Inzwischen verlagern sich sogar staatliche Zahlungen – etwa Renten oder Subventionen – auf die mobilen Plattformen. Steuerzahlungen, Stromrechnungen und sogar Schulgeld können über M-Pesa & Co. abgewickelt werden. Die Konsequenz: Transparenz steigt, Schattenwirtschaft schrumpft, Korruption wird zumindest erschwert. Der oft unregulierte Bargeldkreislauf wird zurückgedrängt.

Der Westen schaut zu – und riskiert, abgehängt zu werden

Afrika wird immer wieder als „Rohstoffkontinent“ betrachtet – doch längst ist es auch ein Labor für digitale Innovationen, die auf reale Probleme konkrete Antworten liefern.
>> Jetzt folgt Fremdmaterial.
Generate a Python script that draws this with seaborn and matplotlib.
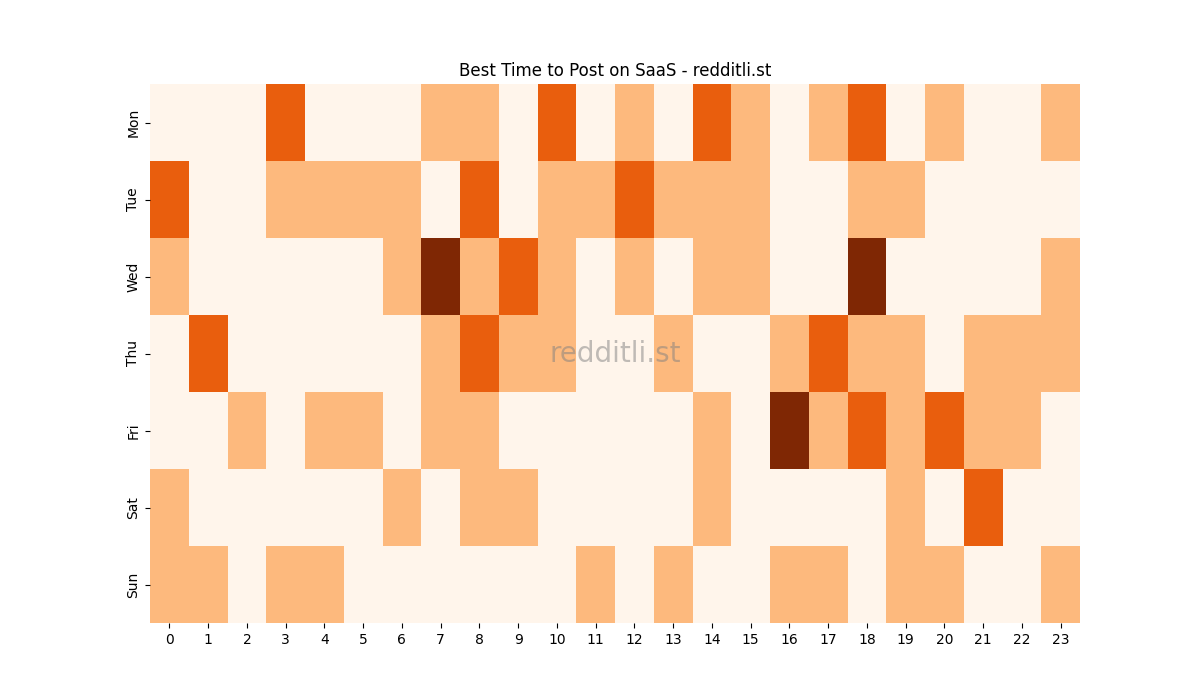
import numpy as np
import pandas as pd
import seaborn as sns
import matplotlib.pyplot as plt

days = ["Mon", "Tue", "Wed", "Thu", "Fri", "Sat", "Sun"]
hours = list(range(24))

# activity level per hour (0 = quiet ... 3 = busiest)
mon = [0, 0, 0, 2, 0, 0, 0, 1, 1, 0, 2, 0, 1, 0, 2, 1, 0, 1, 2, 0, 1, 0, 0, 1]
tue = [2, 0, 0, 1, 1, 1, 1, 0, 2, 0, 1, 1, 2, 1, 1, 1, 0, 0, 1, 1, 0, 0, 0, 0]
wed = [1, 0, 0, 0, 0, 0, 1, 3, 1, 2, 1, 0, 1, 0, 1, 1, 0, 0, 3, 0, 0, 0, 0, 1]
thu = [0, 2, 0, 0, 0, 0, 0, 1, 2, 1, 1, 0, 0, 1, 0, 0, 1, 2, 1, 1, 0, 1, 1, 1]
fri = [0, 0, 1, 0, 1, 1, 0, 1, 1, 0, 0, 0, 0, 0, 1, 0, 3, 1, 2, 1, 2, 1, 1, 0]
sat = [1, 0, 0, 0, 0, 0, 1, 0, 1, 1, 0, 0, 0, 0, 1, 0, 0, 0, 0, 1, 0, 2, 0, 0]
sun = [1, 1, 0, 1, 1, 0, 0, 0, 0, 0, 0, 1, 0, 1, 0, 0, 1, 1, 0, 1, 1, 0, 0, 1]

grid = pd.DataFrame([mon, tue, wed, thu, fri, sat, sun], index=days, columns=hours)

fig, ax = plt.subplots(figsize=(12, 7))
sns.heatmap(grid, cmap="Oranges", vmin=0, vmax=3, cbar=False, ax=ax)
ax.set_title("Best Time to Post on SaaS - redditli.st")
ax.set_xlabel("")
ax.set_ylabel("")
ax.tick_params(axis="x", rotation=0)
ax.tick_params(axis="y", rotation=90)
ax.text(0.5, 0.5, "redditli.st", transform=ax.transAxes, ha="center", va="center",
        fontsize=20, color="gray", alpha=0.5)

fig.savefig("out.png", dpi=100)
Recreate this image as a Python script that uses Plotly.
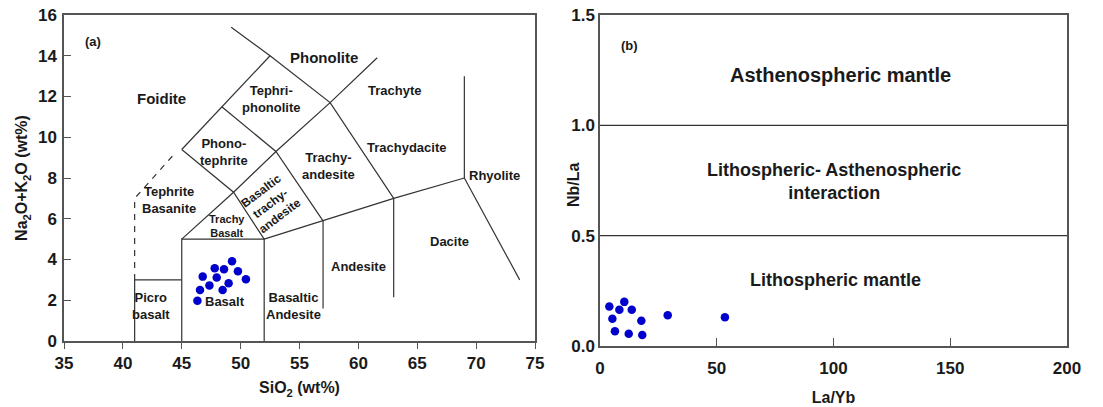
import plotly.graph_objects as go

# ---------------- data ----------------
# (a) TAS diagram samples
sio2 = [46.33, 46.55, 46.78, 47.35, 47.80, 47.97, 48.47, 48.59, 48.98, 49.27, 49.77, 50.45]
alk = [1.98, 2.50, 3.16, 2.73, 3.57, 3.12, 2.50, 3.52, 2.83, 3.91, 3.42, 3.03]

# (b) Nb/La vs La/Yb samples
la_yb = [4.0, 5.3, 6.4, 8.3, 10.4, 12.3, 13.6, 17.7, 18.1, 29.0, 53.5]
nb_la = [0.179, 0.123, 0.067, 0.164, 0.200, 0.055, 0.164, 0.114, 0.050, 0.139, 0.130]

# TAS field boundaries (SiO2, Na2O+K2O)
tas_solid = {
    "picro": ([41, 41, 45], [0, 3, 3]),
    "basalt_box": ([45, 45, 52, 52], [0, 5, 5, 0]),
    "alk_base": ([52, 57, 63, 69], [5, 5.9, 7, 8]),
    "v57": ([57, 57], [5.9, 1.6]),
    "v63": ([63, 63], [7, 2.15]),
    "rhy_v": ([69, 69], [8, 13.0]),
    "dacite_r": ([69, 73.7], [8, 3.0]),
    "lineC": ([45, 49.4, 53, 57.6, 61.6], [5, 7.3, 9.3, 11.7, 13.9]),
    "lineD": ([48.4, 53, 57], [11.5, 9.3, 5.9]),
    "lineE": ([45, 49.4, 52], [9.4, 7.3, 5]),
    "lineA": ([45, 48.4, 52.5], [9.4, 11.5, 14]),
    "lineB": ([49.2, 52.5, 57.6, 63], [15.4, 14, 11.7, 7]),
}
tas_dashed = {
    "tephrite": ([41, 41, 44.4], [3, 7.0, 9.2]),
}

# Nb/La field boundaries
nb_bounds = [1.0, 0.5]

# field labels
tas_labels = [
    ("Foidite", 43.3, 11.9, 15),
    ("Phonolite", 57.1, 13.9, 15),
    ("Tephri-<br>phonolite", 52.6, 11.9, 13),
    ("Trachyte", 63.1, 12.3, 13),
    ("Phono-<br>tephrite", 48.6, 9.3, 13),
    ("Trachydacite", 64.1, 9.5, 13),
    ("Trachy-<br>andesite", 57.5, 8.6, 13),
    ("Rhyolite", 71.6, 8.1, 13),
    ("Tephrite<br>Basanite", 43.9, 6.9, 13),
    ("Trachy<br>Basalt", 48.8, 5.65, 11),
    ("Picro<br>basalt", 42.4, 1.72, 13),
    ("Basalt", 48.7, 1.96, 13),
    ("Basaltic<br>Andesite", 54.5, 1.72, 13),
    ("Andesite", 60.0, 3.68, 13),
    ("Dacite", 67.7, 4.86, 13),
]
nb_labels = [
    ("Asthenospheric mantle", 103, 1.23, 20),
    ("Lithospheric- Asthenospheric<br>interaction", 100, 0.745, 18),
    ("Lithospheric mantle", 101, 0.30, 18),
]

# ---------------- figure ----------------
FONT = "Liberation Sans"
LINE = "#333333"
FRAME = "#555555"
DOT = "rgb(0,0,205)"
TXT = "#1a1a1a"

fig = go.Figure()

for name, (xs, ys) in tas_solid.items():
    fig.add_trace(go.Scatter(x=xs, y=ys, mode="lines", line=dict(color=LINE, width=1.2),
                             xaxis="x", yaxis="y", hoverinfo="skip", showlegend=False))
for name, (xs, ys) in tas_dashed.items():
    fig.add_trace(go.Scatter(x=xs, y=ys, mode="lines", line=dict(color=LINE, width=1.2, dash="6px,6px"),
                             xaxis="x", yaxis="y", hoverinfo="skip", showlegend=False))

fig.add_trace(go.Scatter(x=sio2, y=alk, mode="markers", marker=dict(color=DOT, size=8.5),
                         xaxis="x", yaxis="y", showlegend=False))

for v in nb_bounds:
    fig.add_trace(go.Scatter(x=[0, 200], y=[v, v], mode="lines", line=dict(color=LINE, width=1.2),
                             xaxis="x2", yaxis="y2", hoverinfo="skip", showlegend=False))

fig.add_trace(go.Scatter(x=la_yb, y=nb_la, mode="markers", marker=dict(color=DOT, size=8.5),
                         xaxis="x2", yaxis="y2", showlegend=False))

ann = []
for t, x, y, s in tas_labels:
    ann.append(dict(text=t, x=x, y=y, xref="x", yref="y", showarrow=False,
                    font=dict(family=FONT, size=s, color=TXT, weight="bold")))
ann.append(dict(text="Basaltic<br>trachy-<br>andesite", x=52.5, y=6.75, xref="x", yref="y",
                showarrow=False, textangle=-37,
                font=dict(family=FONT, size=12, color=TXT, weight="bold")))
ann.append(dict(text="(a)", x=37.5, y=14.7, xref="x", yref="y", showarrow=False,
                font=dict(family=FONT, size=13, color=TXT, weight="bold")))
for t, x, y, s in nb_labels:
    ann.append(dict(text=t, x=x, y=y, xref="x2", yref="y2", showarrow=False,
                    font=dict(family=FONT, size=s, color=TXT, weight="bold")))
ann.append(dict(text="(b)", x=12.8, y=1.36, xref="x2", yref="y2", showarrow=False,
                font=dict(family=FONT, size=13, color=TXT, weight="bold")))
# right y-axis title (placed close to tick labels as in the original)
ann.append(dict(text="Nb/La", x=573/1103, y=1 - 185/407, xref="paper", yref="paper",
                showarrow=False, textangle=-90,
                font=dict(family=FONT, size=16, color=TXT, weight="bold")))

tickfont = dict(family=FONT, size=17, color=TXT, weight="bold")
titlefont = dict(family=FONT, size=16, color=TXT, weight="bold")

common = dict(showline=True, linecolor=FRAME, linewidth=1.5, mirror=True, showgrid=False,
              zeroline=False, tickfont=tickfont, tickcolor=FRAME, tickwidth=1.2, automargin=False)

fig.update_layout(
    width=1103, height=407,
    margin=dict(l=0, r=0, t=0, b=0, autoexpand=False),
    paper_bgcolor="white", plot_bgcolor="white",
    annotations=ann,
    xaxis=dict(domain=[64/1103, 535/1103], range=[35, 75], tickvals=[35, 40, 45, 50, 55, 60, 65, 70, 75],
               ticks="outside", ticklen=6, anchor="y",
               title=dict(text="SiO<sub>2</sub> (wt%)", font=titlefont, standoff=10), **common),
    yaxis=dict(domain=[66/407, 392/407], range=[0, 16], tickvals=list(range(0, 17, 2)),
               ticks="inside", ticklen=7, anchor="x", ticklabelstandoff=2,
               title=dict(text="Na<sub>2</sub>O+K<sub>2</sub>O (wt%)", font=titlefont, standoff=6), **common),
    xaxis2=dict(domain=[600/1103, 1067/1103], range=[0, 200], tickvals=[0, 50, 100, 150, 200],
                ticks="inside", ticklen=8, anchor="y2", ticklabelstandoff=6,
                title=dict(text="La/Yb", font=titlefont, standoff=15), **common),
    yaxis2=dict(domain=[61/407, 392/407], range=[0, 1.5], tickvals=[0, 0.5, 1.0, 1.5],
                ticktext=["0.0", "0.5", "1.0", "1.5"], ticks="", anchor="x2", ticklabelstandoff=0,
                **common),
)

fig.write_html("out.html")
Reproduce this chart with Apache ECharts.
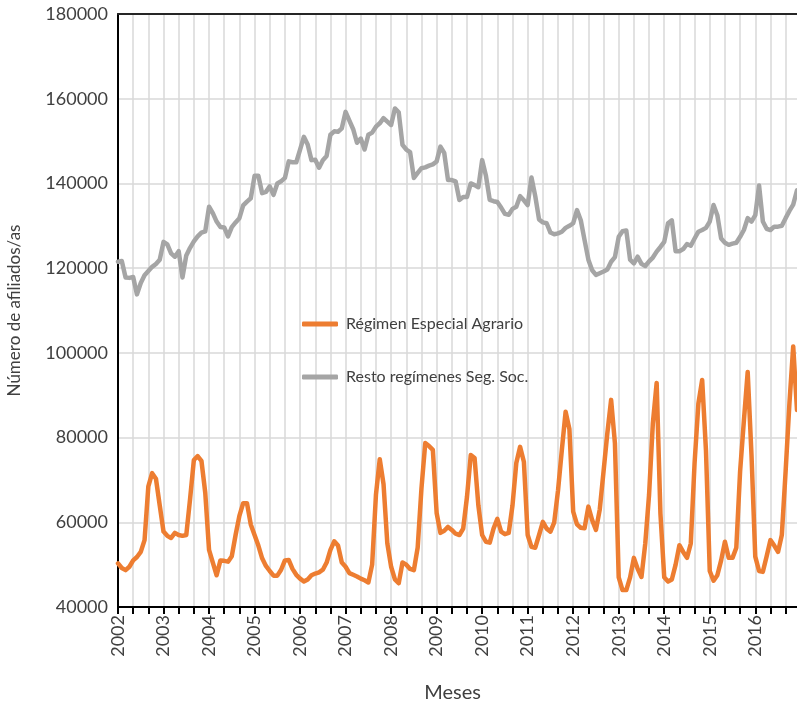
<!DOCTYPE html>
<html>
<head>
<meta charset="utf-8">
<script src="https://cdn.jsdelivr.net/npm/echarts@6/dist/echarts.min.js"></script>
<style>
  html, body { margin: 0; padding: 0; background: #fff; }
  #chart { width: 797px; height: 711px; }
</style>
</head>
<body>
<div id="chart"></div>
<script>
// años y meses del eje x
const years = [2002, 2003, 2004, 2005, 2006, 2007, 2008, 2009, 2010, 2011, 2012, 2013, 2014, 2015, 2016];
const months = ['01', '02', '03', '04', '05', '06', '07', '08', '09', '10', '11', '12'];

// Régimen Especial Agrario (mensual)
const agrario = [
  50300, 49200, 48700, 49500, 51000, 51800, 53000, 55800, 68500, 71600, 70300, 64000,
  57800, 56800, 56300, 57500, 57000, 56800, 57000, 65500, 74700, 75600, 74500, 67000,
  53500, 50500, 47500, 51000, 50900, 50700, 52000, 57000, 61500, 64500, 64500, 59500,
  57000, 54500, 51500, 49700, 48500, 47400, 47400, 48800, 51000, 51100, 49000, 47600,
  46700, 46000, 46500, 47500, 47900, 48200, 48800, 50500, 53500, 55500, 54500, 50500,
  49500, 48000, 47600, 47200, 46700, 46300, 45800, 50000, 66500, 74900, 69000, 55000,
  49500, 46500, 45600, 50500, 50000, 49000, 48700, 54000, 68000, 78700, 78000, 77100,
  62200, 57500, 58000, 58900, 58200, 57300, 57000, 58500, 66000, 75900, 75200, 64000,
  57000, 55400, 55200, 58500, 60800, 57800, 57200, 57500, 64000, 74000, 77800, 74300,
  57000, 54200, 54000, 57000, 60100, 58500, 57800, 60000, 67500, 77000, 86100, 82000,
  62500, 59500, 58700, 58600, 63700, 60500, 58200, 63000, 72000, 81000, 88900, 78700,
  47000, 44000, 44000, 47000, 51600, 49000, 47100, 55000, 66500, 83400, 92900, 62000,
  47000, 46000, 46500, 50000, 54600, 53000, 51600, 55000, 74000, 88000, 93600, 77000,
  48500, 46200, 47500, 51000, 55400, 51600, 51600, 54000, 72000, 84000, 95500, 76000,
  51900, 48500, 48300, 52000, 55800, 54500, 53000, 57000, 72000, 88000, 101500, 86500
];

// Resto regímenes Seg. Soc. (mensual)
const resto = [
  121500, 121700, 117800, 117700, 117900, 113800, 116500, 118300, 119300, 120300, 121000, 122000,
  126200, 125600, 123500, 122700, 124000, 117800, 123000, 124800, 126300, 127500, 128400, 128700,
  134500, 133000, 131000, 129700, 129600, 127500, 129700, 130800, 131800, 134800, 135700, 136500,
  141800, 141800, 137700, 138000, 139300, 137300, 140000, 140500, 141300, 145200, 145000, 145000,
  148000, 151000, 149200, 145500, 145600, 143700, 145500, 146500, 151500, 152300, 152200, 153000,
  156900, 154800, 152800, 149600, 150600, 148000, 151500, 152000, 153400, 154200, 155400, 154600,
  153800, 157700, 156800, 149100, 148000, 147400, 141300, 142500, 143600, 143800, 144200, 144500,
  145200, 148700, 147200, 140800, 140800, 140500, 136100, 136800, 136800, 140000, 139600, 139100,
  145500, 141800, 136100, 135800, 135600, 134300, 132800, 132600, 134000, 134500, 137000, 136000,
  134900, 141400, 137000, 131500, 130800, 130600, 128400, 128000, 128200, 128600, 129500, 130000,
  130600, 133700, 131300, 126600, 122000, 119500, 118400, 118800, 119200, 119700, 121500, 122600,
  127400, 128700, 128900, 122000, 121100, 122700, 121000, 120500, 121600, 122500, 123900, 125000,
  126200, 130600, 131300, 124000, 124000, 124500, 125700, 125300, 127000, 128600, 129000, 129500,
  131000, 134900, 132500, 127000, 126000, 125500, 125800, 126000, 127400, 129000, 131800, 131000,
  132500, 139500, 131000, 129300, 129000, 129800, 129800, 130000, 131800, 133500, 135000, 138400
];

const meses = [];
years.forEach(y => months.forEach(m => meses.push(y + '-' + m)));

const txt = '#404040';
const font = 'Lato, "Noto Sans", sans-serif';

const chart = echarts.init(document.getElementById('chart'));
chart.setOption({
  animation: false,
  textStyle: { fontFamily: font },
  grid: { left: 118, right: 0, top: 14, bottom: 104, outerBoundsMode: 'none', containLabel: false },
  legend: {
    orient: 'vertical',
    left: 297, top: 311,
    itemGap: 37,
    itemWidth: 36, itemHeight: 5,
    icon: 'roundRect',
    textStyle: { color: txt, fontSize: 16, fontFamily: font, padding: [0, 0, 0, 3] },
    data: ['Régimen Especial Agrario', 'Resto regímenes Seg. Soc.']
  },
  xAxis: [{
    type: 'category',
    data: meses,
    boundaryGap: false,
    name: 'Meses',
    nameLocation: 'middle',
    nameGap: 76,
    nameTextStyle: { color: txt, fontSize: 20, fontFamily: font, padding: [0, 10, 0, 0] },
    axisLine: { lineStyle: { color: '#000', width: 2 } },
    axisTick: { interval: 3, length: 7, lineStyle: { color: '#000', width: 2 } },
    axisLabel: {
      interval: 11, rotate: 90, color: txt, fontSize: 18, margin: 8,
      formatter: v => v.slice(0, 4)
    },
    splitLine: { show: true, interval: 3, lineStyle: { color: '#d9d9d9', width: 1.5 } }
  }, {
    type: 'category',
    data: meses,
    position: 'top',
    boundaryGap: false,
    axisLine: { lineStyle: { color: '#262626', width: 2 } },
    axisTick: { show: false },
    axisLabel: { show: false },
    splitLine: { show: false }
  }],
  yAxis: {
    type: 'value',
    min: 40000, max: 180000, interval: 20000,
    name: 'Número de afiliados/as',
    nameLocation: 'middle',
    nameGap: 95,
    nameTextStyle: { color: txt, fontSize: 17, fontFamily: font },
    axisLine: { show: true, lineStyle: { color: '#000', width: 2 } },
    axisTick: { show: false },
    axisLabel: { color: txt, fontSize: 18, margin: 10, formatter: v => String(v) },
    splitLine: { lineStyle: { color: '#d9d9d9', width: 1.5 } }
  },
  series: [{
    name: 'Régimen Especial Agrario',
    type: 'line',
    data: agrario,
    showSymbol: false,
    color: '#ED7D31',
    lineStyle: { width: 4.5, color: '#ED7D31', cap: 'round', join: 'round' }
  }, {
    name: 'Resto regímenes Seg. Soc.',
    type: 'line',
    data: resto,
    showSymbol: false,
    color: '#A5A5A5',
    lineStyle: { width: 4.5, color: '#A5A5A5', cap: 'round', join: 'round' }
  }]
});
</script>
</body>
</html>
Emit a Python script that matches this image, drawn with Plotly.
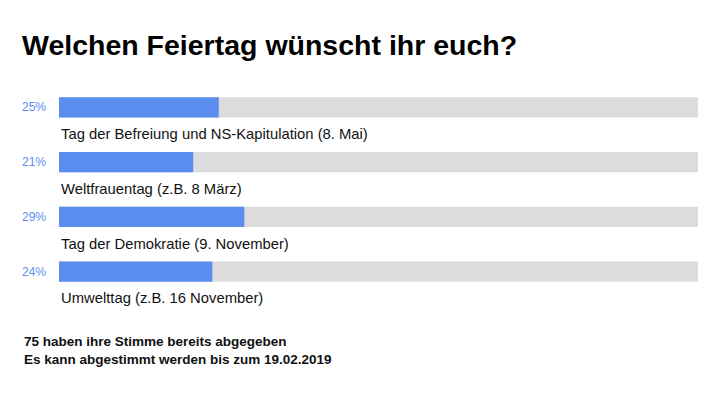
import plotly.graph_objects as go

title = "Welchen Feiertag wünscht ihr euch?"
categories = [
    "Tag der Befreiung und NS-Kapitulation (8. Mai)",
    "Weltfrauentag (z.B. 8 März)",
    "Tag der Demokratie (9. November)",
    "Umwelttag (z.B. 16 November)",
]
percent = [25, 21, 29, 24]
total = [100, 100, 100, 100]
footer = ["75 haben ihre Stimme bereits abgegeben", "Es kann abgestimmt werden bis zum 19.02.2019"]

BLUE = "#5b8def"
GRAY = "#dcdcdc"
FONT = "Liberation Sans, Arial, Helvetica, sans-serif"

# page body has an 8px margin; positions below are in figure pixels
L, T, PW, PH = 51, 71.5, 639, 220

ypos = list(range(len(categories)))

fig = go.Figure()
fig.add_trace(go.Bar(x=total, y=ypos, orientation="h", marker=dict(color=GRAY, line=dict(width=0)),
                     width=0.37, hoverinfo="skip"))
fig.add_trace(go.Bar(x=percent, y=ypos, orientation="h", marker=dict(color=BLUE, line=dict(width=0)),
                     width=0.37, hoverinfo="skip"))

ann = []
for i, (c, p) in enumerate(zip(categories, percent)):
    ann.append(dict(x=0, y=i + 0.49, xref="x", yref="y", text=c, showarrow=False,
                    xanchor="left", yanchor="middle", font=dict(size=14.8, color="#111111", family=FONT)))
    ann.append(dict(x=-11 / PW, y=i, xref="paper", yref="y", text=f"{p}%", showarrow=False,
                    xanchor="right", yanchor="middle", font=dict(size=12, color=BLUE, family=FONT)))
for j, line in enumerate(footer):
    ypx = 334 + 18 * j
    ann.append(dict(x=(14 - L) / PW, y=(T + PH - ypx) / PH, xref="paper", yref="paper",
                    text=f"<b>{line}</b>", showarrow=False, xanchor="left", yanchor="middle",
                    font=dict(size=13.5, color="#111111", family=FONT)))

fig.update_layout(
    width=720, height=395,
    margin=dict(l=L, r=720 - L - PW, t=T, b=395 - T - PH, pad=0, autoexpand=False),
    paper_bgcolor="white", plot_bgcolor="white",
    barmode="overlay", showlegend=False,
    title=dict(text=f"<b>{title}</b>", x=14 / 720, xanchor="left", xref="container",
               y=1 - 37 / 395, yanchor="middle", yref="container",
               font=dict(size=28.5, color="#000000", family=FONT)),
    xaxis=dict(range=[0, 100], visible=False, fixedrange=True),
    yaxis=dict(range=[3.5, -0.5], visible=False, fixedrange=True),
    annotations=ann,
)
fig.write_html("out.html")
Während Europa die Bargeldabschaffung diskutiert und in den USA Tech-Konzerne wie Apple und Google ihre Vormachtstellung im Zahlungsverkehr auszubauen versuchen, hat Afrika praktikable, skalierbare Lösungen geschaffen – ganz ohne komplexe Regulierungsapparate.

Die Folge: Afrikanische Fintechs werden für Investoren immer attraktiver. Kenia, Nigeria und Ghana gehören mittlerweile zu den am schnellsten wachsenden Fintech-Ökosystemen weltweit. Internationale Risikokapitalgeber und Technologieanbieter wetteifern um Marktanteile – in einem Sektor, der in vielen Regionen effizienter funktioniert als das traditionelle Bankwesen des Westens.

Fazit: Die nächste Finanzmacht steht nicht in New York – sondern in Nairobi

Was sich auf dem afrikanischen Kontinent vollzieht, ist eine stille, aber tiefgreifende Revolution. Mobile Geldsysteme schaffen wirtschaftliche Teilhabe, reduzieren Abhängigkeiten und fördern unternehmerisches Handeln. In einer Welt, in der klassische Strukturen zunehmend hinterfragt werden, könnte genau hier das Modell der Zukunft entstehen.

Afrika – lange Zeit Objekt internationaler Wirtschaftsinteressen – beginnt, eigene Maßstäbe zu setzen. Und während Europa und die USA mit regulatorischer Schwerfälligkeit und technologischem Rückstand kämpfen, setzt der afrikanische Kontinent auf pragmatische Digitalisierung – und demonstriert eindrucksvoll, was mit Mut zur Innovation möglich ist.